====== Data excerpt ======
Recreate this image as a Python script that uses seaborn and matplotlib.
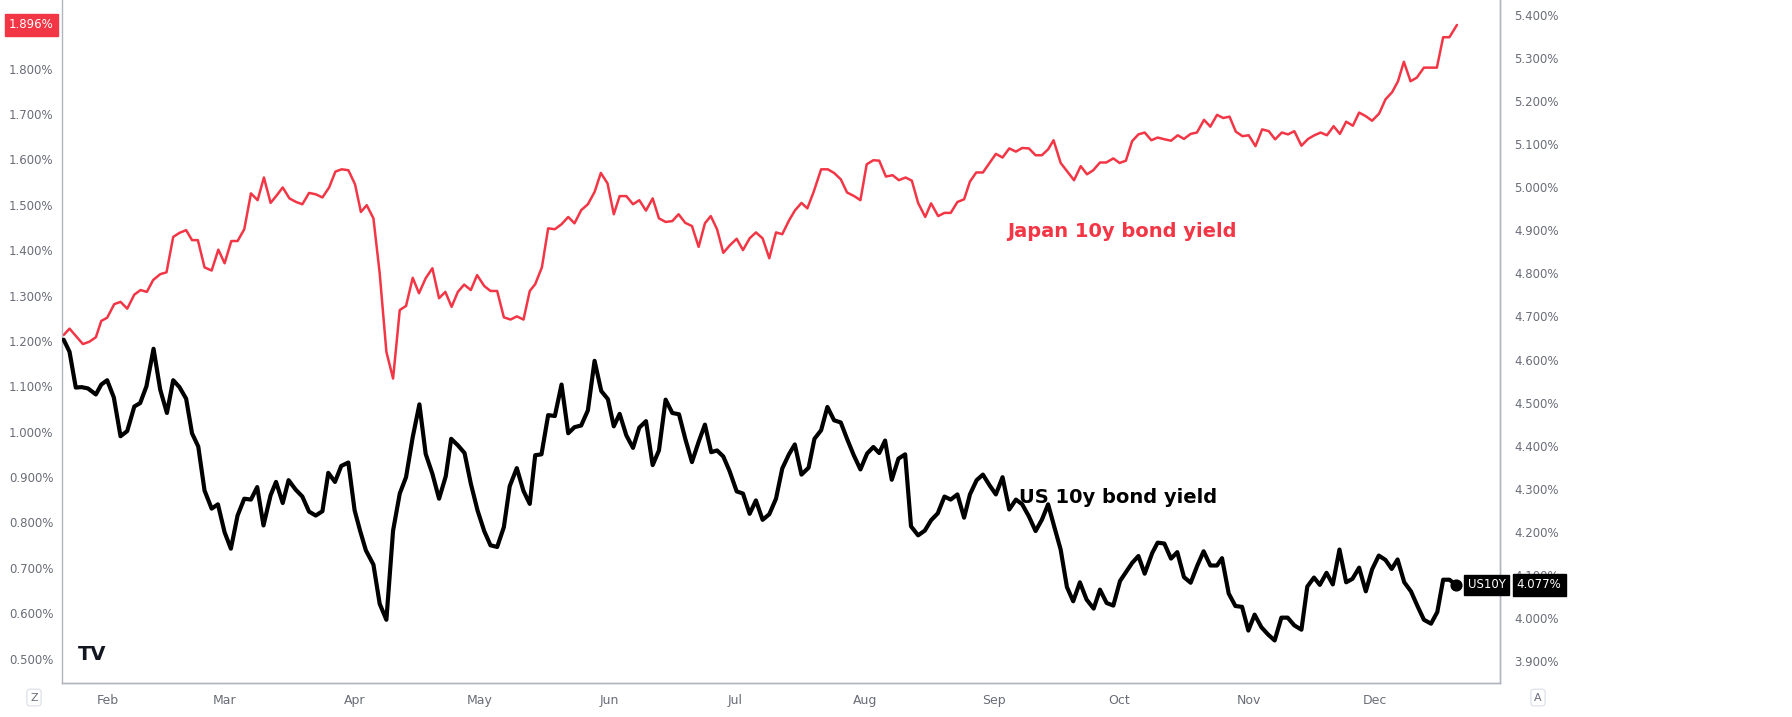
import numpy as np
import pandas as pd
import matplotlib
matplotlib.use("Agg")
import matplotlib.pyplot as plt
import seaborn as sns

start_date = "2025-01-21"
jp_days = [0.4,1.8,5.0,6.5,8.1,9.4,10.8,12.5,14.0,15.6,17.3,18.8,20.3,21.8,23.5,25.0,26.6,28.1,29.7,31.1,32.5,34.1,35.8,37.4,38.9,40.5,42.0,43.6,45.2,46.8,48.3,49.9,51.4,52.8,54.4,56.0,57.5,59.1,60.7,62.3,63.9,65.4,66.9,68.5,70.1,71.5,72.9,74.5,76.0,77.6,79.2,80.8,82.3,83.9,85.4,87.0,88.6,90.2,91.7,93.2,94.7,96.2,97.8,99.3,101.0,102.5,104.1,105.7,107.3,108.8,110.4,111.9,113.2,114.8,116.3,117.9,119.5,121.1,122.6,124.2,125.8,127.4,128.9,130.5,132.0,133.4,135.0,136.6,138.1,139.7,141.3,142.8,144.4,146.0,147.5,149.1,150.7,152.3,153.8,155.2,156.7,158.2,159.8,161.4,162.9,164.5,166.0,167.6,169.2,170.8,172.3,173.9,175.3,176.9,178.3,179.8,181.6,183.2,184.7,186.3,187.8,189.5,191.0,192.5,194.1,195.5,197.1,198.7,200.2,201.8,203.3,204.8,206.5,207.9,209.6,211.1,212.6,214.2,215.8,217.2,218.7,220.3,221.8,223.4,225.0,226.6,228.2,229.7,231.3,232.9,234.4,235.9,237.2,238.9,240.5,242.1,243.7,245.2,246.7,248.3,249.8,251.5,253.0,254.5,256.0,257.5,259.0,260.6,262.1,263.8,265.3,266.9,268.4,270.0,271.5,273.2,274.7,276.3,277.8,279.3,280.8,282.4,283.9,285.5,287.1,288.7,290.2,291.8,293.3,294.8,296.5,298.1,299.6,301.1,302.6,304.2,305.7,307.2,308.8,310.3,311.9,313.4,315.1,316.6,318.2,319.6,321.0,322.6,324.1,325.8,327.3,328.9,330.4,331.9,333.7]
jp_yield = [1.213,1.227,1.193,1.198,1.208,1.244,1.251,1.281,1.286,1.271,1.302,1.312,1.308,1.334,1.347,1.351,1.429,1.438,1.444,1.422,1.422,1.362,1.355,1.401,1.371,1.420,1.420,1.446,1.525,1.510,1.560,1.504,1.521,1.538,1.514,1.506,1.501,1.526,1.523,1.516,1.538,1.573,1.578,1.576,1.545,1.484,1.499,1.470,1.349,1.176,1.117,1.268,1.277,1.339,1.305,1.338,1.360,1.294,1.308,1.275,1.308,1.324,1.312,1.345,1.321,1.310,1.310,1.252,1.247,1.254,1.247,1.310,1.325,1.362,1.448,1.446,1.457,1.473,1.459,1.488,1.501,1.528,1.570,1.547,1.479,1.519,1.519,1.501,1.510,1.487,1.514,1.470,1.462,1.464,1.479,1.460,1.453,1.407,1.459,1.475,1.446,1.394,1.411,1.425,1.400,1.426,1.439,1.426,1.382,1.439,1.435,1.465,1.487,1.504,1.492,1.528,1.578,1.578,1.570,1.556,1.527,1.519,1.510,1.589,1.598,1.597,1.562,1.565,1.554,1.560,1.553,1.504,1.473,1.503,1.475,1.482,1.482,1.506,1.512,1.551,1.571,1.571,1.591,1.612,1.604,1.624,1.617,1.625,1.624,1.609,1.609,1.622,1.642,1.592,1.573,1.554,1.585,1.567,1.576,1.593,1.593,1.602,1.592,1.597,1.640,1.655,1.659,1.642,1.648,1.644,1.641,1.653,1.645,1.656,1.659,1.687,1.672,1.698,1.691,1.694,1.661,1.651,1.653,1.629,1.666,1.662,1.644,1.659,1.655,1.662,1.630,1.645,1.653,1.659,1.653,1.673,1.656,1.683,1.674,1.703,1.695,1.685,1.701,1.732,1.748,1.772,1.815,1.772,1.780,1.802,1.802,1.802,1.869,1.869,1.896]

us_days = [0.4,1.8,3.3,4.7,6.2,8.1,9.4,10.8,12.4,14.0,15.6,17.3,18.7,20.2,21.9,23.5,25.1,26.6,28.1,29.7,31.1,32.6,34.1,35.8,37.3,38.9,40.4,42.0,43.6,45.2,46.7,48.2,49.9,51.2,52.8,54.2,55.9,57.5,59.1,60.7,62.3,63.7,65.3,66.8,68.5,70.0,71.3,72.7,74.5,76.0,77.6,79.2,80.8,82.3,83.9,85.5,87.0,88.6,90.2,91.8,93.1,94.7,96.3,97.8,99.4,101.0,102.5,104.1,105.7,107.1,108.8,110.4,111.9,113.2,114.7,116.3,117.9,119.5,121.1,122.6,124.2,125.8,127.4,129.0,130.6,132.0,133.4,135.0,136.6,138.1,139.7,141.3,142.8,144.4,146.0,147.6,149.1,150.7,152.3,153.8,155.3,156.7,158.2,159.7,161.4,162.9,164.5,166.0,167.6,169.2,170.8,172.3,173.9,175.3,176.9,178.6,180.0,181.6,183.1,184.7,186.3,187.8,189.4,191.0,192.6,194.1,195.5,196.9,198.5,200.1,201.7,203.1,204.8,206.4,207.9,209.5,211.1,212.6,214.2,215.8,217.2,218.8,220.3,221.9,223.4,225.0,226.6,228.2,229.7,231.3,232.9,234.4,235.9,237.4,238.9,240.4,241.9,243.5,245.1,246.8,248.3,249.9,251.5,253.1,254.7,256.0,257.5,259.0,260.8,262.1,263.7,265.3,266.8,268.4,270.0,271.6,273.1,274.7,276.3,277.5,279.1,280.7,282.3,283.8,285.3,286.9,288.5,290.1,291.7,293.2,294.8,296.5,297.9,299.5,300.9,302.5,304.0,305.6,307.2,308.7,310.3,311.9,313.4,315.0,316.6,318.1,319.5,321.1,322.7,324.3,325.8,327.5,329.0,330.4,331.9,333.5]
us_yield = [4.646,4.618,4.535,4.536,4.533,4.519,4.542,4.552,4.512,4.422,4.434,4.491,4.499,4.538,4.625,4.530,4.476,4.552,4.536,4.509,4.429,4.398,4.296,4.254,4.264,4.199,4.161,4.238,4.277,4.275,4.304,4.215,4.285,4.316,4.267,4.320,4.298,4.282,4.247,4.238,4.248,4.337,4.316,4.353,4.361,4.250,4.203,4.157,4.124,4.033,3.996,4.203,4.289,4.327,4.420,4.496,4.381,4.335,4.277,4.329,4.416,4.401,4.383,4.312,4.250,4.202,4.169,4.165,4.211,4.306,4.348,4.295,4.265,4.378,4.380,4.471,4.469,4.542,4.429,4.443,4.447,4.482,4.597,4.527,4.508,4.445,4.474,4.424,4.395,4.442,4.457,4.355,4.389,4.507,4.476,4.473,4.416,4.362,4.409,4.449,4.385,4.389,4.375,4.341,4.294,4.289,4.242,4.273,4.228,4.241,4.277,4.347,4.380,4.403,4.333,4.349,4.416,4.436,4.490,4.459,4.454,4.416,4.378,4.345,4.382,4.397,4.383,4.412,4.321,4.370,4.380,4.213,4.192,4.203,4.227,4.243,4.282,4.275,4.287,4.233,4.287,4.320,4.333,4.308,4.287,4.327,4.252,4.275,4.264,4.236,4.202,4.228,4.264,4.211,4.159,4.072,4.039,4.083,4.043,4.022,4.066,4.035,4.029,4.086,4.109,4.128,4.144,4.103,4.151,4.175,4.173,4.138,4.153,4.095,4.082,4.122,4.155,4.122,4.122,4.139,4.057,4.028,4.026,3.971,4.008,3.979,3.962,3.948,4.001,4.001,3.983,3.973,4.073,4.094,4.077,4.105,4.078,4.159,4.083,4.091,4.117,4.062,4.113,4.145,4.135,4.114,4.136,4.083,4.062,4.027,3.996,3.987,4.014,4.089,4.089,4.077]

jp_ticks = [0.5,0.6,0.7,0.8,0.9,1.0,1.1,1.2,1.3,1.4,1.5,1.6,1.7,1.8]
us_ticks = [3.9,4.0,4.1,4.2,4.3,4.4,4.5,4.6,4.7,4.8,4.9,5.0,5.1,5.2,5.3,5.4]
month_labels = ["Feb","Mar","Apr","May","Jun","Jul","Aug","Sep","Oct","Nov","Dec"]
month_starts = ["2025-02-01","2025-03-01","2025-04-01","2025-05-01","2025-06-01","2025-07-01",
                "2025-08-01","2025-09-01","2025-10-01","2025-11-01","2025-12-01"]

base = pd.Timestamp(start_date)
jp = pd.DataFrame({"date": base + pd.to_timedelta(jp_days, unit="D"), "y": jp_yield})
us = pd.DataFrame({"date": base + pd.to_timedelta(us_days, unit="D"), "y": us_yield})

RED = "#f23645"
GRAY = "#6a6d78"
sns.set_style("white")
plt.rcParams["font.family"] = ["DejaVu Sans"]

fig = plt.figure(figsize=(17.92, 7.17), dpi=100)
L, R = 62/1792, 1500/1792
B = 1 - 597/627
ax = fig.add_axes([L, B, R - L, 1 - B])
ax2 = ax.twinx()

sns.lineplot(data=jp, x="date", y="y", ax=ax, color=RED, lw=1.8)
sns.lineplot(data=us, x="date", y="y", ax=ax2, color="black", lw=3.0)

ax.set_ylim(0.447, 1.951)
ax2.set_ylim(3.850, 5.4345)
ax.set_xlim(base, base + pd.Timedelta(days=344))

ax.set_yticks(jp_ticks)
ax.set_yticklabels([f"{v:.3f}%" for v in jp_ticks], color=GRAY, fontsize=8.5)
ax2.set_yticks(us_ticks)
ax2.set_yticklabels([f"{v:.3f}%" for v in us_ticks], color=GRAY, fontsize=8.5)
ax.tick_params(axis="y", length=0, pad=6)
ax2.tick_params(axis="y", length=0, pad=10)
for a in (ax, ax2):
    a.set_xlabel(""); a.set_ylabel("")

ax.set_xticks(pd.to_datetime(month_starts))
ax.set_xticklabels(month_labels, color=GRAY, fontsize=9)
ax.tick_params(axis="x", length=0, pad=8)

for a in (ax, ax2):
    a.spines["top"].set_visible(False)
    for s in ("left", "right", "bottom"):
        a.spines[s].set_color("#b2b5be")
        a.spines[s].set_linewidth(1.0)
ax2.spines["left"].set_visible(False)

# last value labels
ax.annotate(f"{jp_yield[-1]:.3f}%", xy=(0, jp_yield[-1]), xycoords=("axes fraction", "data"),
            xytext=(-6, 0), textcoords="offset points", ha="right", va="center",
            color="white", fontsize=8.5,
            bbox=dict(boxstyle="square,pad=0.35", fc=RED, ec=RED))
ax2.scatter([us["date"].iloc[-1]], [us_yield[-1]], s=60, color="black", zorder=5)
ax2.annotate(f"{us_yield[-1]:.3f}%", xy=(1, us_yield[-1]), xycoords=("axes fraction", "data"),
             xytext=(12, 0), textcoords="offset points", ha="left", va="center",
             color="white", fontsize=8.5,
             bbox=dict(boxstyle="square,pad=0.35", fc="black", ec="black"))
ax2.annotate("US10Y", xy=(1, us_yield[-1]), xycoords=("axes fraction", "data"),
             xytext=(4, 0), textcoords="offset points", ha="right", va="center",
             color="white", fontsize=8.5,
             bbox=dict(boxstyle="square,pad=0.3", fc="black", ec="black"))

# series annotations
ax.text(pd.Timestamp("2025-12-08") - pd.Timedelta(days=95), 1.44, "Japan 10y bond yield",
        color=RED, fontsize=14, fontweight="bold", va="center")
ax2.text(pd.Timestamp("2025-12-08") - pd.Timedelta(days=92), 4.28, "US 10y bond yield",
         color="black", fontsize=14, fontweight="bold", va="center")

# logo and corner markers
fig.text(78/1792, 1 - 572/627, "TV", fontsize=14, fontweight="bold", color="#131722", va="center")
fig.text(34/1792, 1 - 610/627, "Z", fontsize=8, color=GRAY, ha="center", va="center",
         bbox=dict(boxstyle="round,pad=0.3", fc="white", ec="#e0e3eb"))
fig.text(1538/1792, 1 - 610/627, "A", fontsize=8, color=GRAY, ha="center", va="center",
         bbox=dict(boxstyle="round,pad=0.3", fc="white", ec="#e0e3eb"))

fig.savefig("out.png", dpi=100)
======
● **Task brief**
Write out again, exactly, the lines from the start of the listing up to the line containing "import seaborn as sns", with both ends and without pictures.

● **Response to this exercise**
Recreate this image as a Python script that uses seaborn and matplotlib.
import numpy as np
import pandas as pd
import matplotlib
matplotlib.use("Agg")
import matplotlib.pyplot as plt
import seaborn as sns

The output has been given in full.